Unmanned-Aerial-Vehicle-Aided Integrated Sensing and Computation With Mobile-Edge Computing

Integrated sensing and communication (ISAC), which enables the joint radar sensing and data communications, shows its great potential in many intelligent applications. In this article, we investigate the unmanned aerial vehicle (UAV)-aided ISAC with mobile-edge computing (MEC), where the ISAC device deployed on the UAV senses multiple targets with the sensing scheduling and offloads the radar sensing data to the edge-server to train a machine learning model for target recognition. The radar estimation information rate is utilized to measure the radar sensing performance.

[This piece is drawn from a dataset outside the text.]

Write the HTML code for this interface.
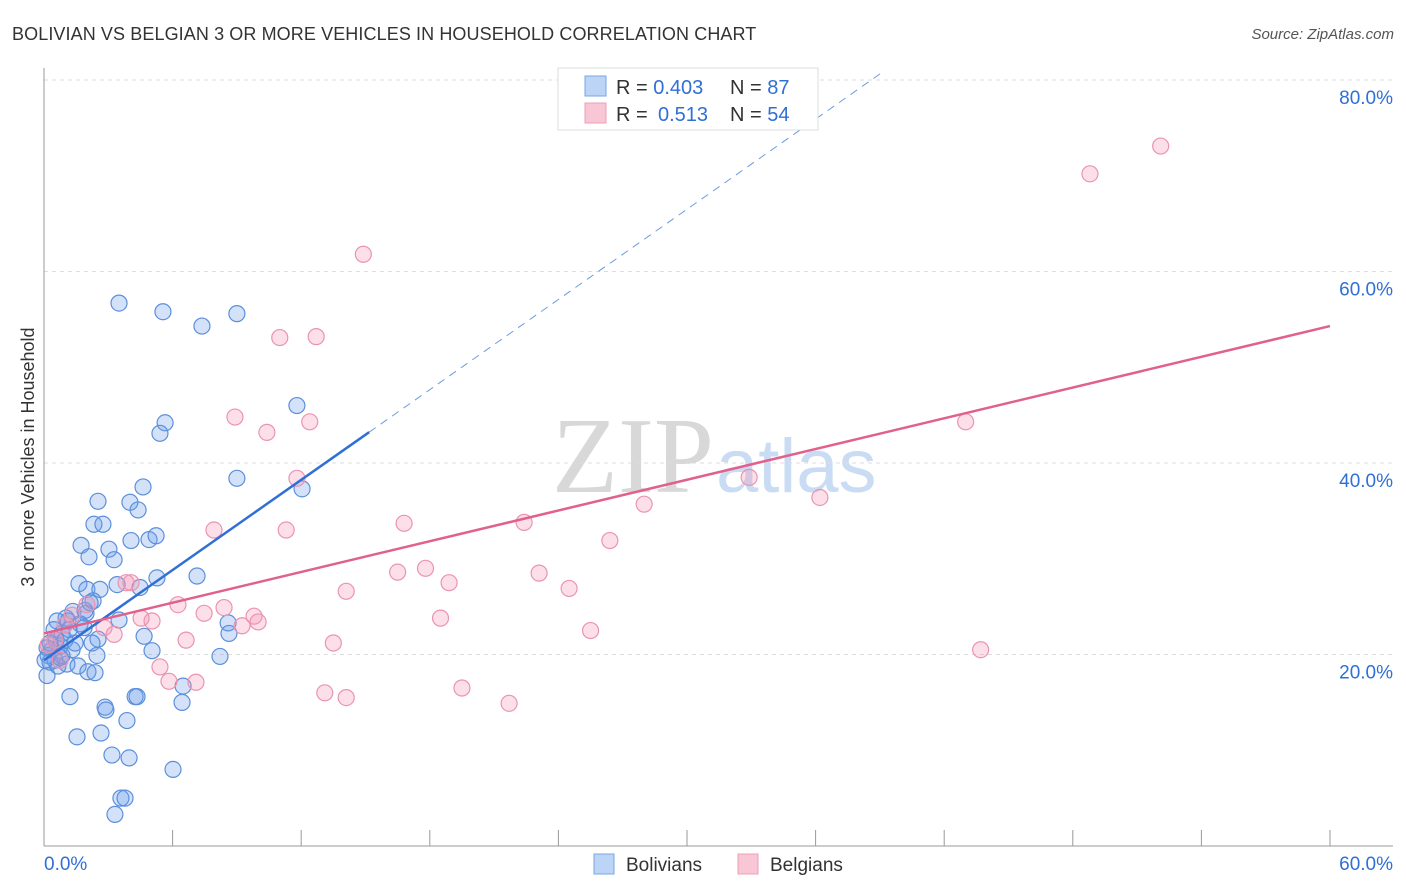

We aim to minimize a systemwise cost that includes both the UAV's energy consumption and the data collecting time, while satisfying the requirements on both the model training error and the radar sensing performance. We formulate a joint optimization problem of the sensing scheduling, the number of time-slots, the sensing power, the communication power, and the UAV trajectory. Despite the strict nonconvexity of the formulated problem, we propose an efficient algorithm for solving it. Our algorithm jointly leverages the vertical decomposition that exploits the layered structure of the formulated problem and the horizontal decomposition that utilizes the block coordinate descent (BCD) method. Numerical results are presented to validate the effectiveness of our proposed algorithms and show the performance gain of our proposed scheme.